__Information shown__:
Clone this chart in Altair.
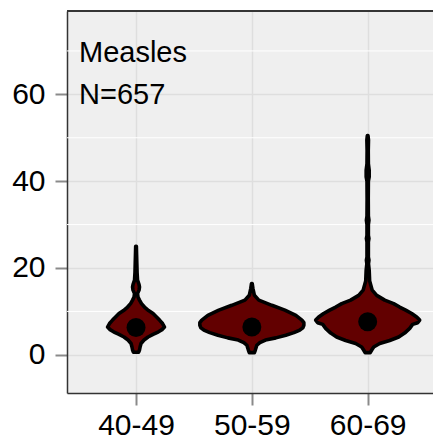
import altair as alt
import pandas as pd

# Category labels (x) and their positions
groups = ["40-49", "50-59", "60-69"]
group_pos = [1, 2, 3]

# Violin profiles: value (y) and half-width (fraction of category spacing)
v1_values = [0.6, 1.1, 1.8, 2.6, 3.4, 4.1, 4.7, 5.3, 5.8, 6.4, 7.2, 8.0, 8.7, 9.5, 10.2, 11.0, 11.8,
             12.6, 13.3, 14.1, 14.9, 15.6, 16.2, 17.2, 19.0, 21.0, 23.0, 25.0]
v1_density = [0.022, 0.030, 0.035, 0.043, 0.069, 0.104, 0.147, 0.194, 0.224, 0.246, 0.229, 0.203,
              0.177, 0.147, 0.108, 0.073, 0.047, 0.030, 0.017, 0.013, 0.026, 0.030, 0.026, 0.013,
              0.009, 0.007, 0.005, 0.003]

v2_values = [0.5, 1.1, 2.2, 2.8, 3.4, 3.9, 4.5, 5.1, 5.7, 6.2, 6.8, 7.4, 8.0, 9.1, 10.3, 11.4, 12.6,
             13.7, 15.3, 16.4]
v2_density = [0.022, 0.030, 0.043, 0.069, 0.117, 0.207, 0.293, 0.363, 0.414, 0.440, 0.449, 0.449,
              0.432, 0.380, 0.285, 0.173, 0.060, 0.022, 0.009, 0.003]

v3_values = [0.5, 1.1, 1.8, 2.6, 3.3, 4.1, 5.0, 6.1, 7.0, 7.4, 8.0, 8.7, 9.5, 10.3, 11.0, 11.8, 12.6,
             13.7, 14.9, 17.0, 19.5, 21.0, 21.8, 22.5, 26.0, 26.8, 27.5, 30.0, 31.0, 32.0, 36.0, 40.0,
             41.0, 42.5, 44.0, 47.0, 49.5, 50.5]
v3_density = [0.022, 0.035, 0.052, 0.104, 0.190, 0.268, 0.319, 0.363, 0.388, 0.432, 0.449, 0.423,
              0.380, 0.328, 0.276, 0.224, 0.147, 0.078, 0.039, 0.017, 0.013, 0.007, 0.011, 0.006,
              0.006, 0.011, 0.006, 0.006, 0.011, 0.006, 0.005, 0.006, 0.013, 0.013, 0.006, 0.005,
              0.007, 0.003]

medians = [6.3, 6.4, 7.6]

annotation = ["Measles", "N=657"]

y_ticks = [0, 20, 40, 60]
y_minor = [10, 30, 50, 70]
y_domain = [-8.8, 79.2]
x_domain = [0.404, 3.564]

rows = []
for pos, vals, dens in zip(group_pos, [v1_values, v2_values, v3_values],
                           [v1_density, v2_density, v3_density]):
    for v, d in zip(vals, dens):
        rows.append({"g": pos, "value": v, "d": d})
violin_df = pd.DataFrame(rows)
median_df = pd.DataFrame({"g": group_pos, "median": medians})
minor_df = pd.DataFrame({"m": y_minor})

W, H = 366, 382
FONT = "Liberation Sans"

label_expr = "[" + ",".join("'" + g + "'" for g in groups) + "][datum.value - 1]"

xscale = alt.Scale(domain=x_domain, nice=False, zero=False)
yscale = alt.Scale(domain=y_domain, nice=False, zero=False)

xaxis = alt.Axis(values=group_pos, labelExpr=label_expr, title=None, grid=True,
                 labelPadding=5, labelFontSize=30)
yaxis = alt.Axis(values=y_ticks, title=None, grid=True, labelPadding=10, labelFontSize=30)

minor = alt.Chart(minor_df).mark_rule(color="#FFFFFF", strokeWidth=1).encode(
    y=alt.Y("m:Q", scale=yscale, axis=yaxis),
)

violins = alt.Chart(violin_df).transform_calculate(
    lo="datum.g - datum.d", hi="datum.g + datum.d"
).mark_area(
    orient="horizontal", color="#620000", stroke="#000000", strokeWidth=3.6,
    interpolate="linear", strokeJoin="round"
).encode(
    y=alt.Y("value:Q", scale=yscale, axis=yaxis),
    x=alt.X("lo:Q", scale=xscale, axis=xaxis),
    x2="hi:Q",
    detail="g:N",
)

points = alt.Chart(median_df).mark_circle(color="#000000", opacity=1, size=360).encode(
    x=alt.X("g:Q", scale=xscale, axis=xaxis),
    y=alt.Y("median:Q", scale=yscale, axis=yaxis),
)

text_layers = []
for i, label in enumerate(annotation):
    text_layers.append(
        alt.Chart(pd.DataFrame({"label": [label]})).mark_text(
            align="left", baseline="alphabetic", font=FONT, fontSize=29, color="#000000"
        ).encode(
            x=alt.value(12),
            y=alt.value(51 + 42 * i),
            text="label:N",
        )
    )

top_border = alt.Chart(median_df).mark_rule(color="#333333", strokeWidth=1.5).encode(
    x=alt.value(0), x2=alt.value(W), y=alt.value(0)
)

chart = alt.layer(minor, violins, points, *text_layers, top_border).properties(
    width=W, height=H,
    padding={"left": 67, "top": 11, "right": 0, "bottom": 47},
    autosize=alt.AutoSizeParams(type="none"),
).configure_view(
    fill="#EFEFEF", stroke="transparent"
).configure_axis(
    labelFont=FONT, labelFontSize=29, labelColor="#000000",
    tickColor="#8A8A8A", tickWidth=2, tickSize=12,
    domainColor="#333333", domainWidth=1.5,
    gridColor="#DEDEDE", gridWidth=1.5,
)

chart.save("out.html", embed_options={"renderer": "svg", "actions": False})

__What to produce__: Take the material above from its first line through the line holding "x_domain = [0.404, 3.564]" and set it down exactly, without the pictures.

__Exercise answer__:
Clone this chart in Altair.
import altair as alt
import pandas as pd

# Category labels (x) and their positions
groups = ["40-49", "50-59", "60-69"]
group_pos = [1, 2, 3]

# Violin profiles: value (y) and half-width (fraction of category spacing)
v1_values = [0.6, 1.1, 1.8, 2.6, 3.4, 4.1, 4.7, 5.3, 5.8, 6.4, 7.2, 8.0, 8.7, 9.5, 10.2, 11.0, 11.8,
             12.6, 13.3, 14.1, 14.9, 15.6, 16.2, 17.2, 19.0, 21.0, 23.0, 25.0]
v1_density = [0.022, 0.030, 0.035, 0.043, 0.069, 0.104, 0.147, 0.194, 0.224, 0.246, 0.229, 0.203,
              0.177, 0.147, 0.108, 0.073, 0.047, 0.030, 0.017, 0.013, 0.026, 0.030, 0.026, 0.013,
              0.009, 0.007, 0.005, 0.003]

v2_values = [0.5, 1.1, 2.2, 2.8, 3.4, 3.9, 4.5, 5.1, 5.7, 6.2, 6.8, 7.4, 8.0, 9.1, 10.3, 11.4, 12.6,
             13.7, 15.3, 16.4]
v2_density = [0.022, 0.030, 0.043, 0.069, 0.117, 0.207, 0.293, 0.363, 0.414, 0.440, 0.449, 0.449,
              0.432, 0.380, 0.285, 0.173, 0.060, 0.022, 0.009, 0.003]

v3_values = [0.5, 1.1, 1.8, 2.6, 3.3, 4.1, 5.0, 6.1, 7.0, 7.4, 8.0, 8.7, 9.5, 10.3, 11.0, 11.8, 12.6,
             13.7, 14.9, 17.0, 19.5, 21.0, 21.8, 22.5, 26.0, 26.8, 27.5, 30.0, 31.0, 32.0, 36.0, 40.0,
             41.0, 42.5, 44.0, 47.0, 49.5, 50.5]
v3_density = [0.022, 0.035, 0.052, 0.104, 0.190, 0.268, 0.319, 0.363, 0.388, 0.432, 0.449, 0.423,
              0.380, 0.328, 0.276, 0.224, 0.147, 0.078, 0.039, 0.017, 0.013, 0.007, 0.011, 0.006,
              0.006, 0.011, 0.006, 0.006, 0.011, 0.006, 0.005, 0.006, 0.013, 0.013, 0.006, 0.005,
              0.007, 0.003]

medians = [6.3, 6.4, 7.6]

annotation = ["Measles", "N=657"]

y_ticks = [0, 20, 40, 60]
y_minor = [10, 30, 50, 70]
y_domain = [-8.8, 79.2]
x_domain = [0.404, 3.564]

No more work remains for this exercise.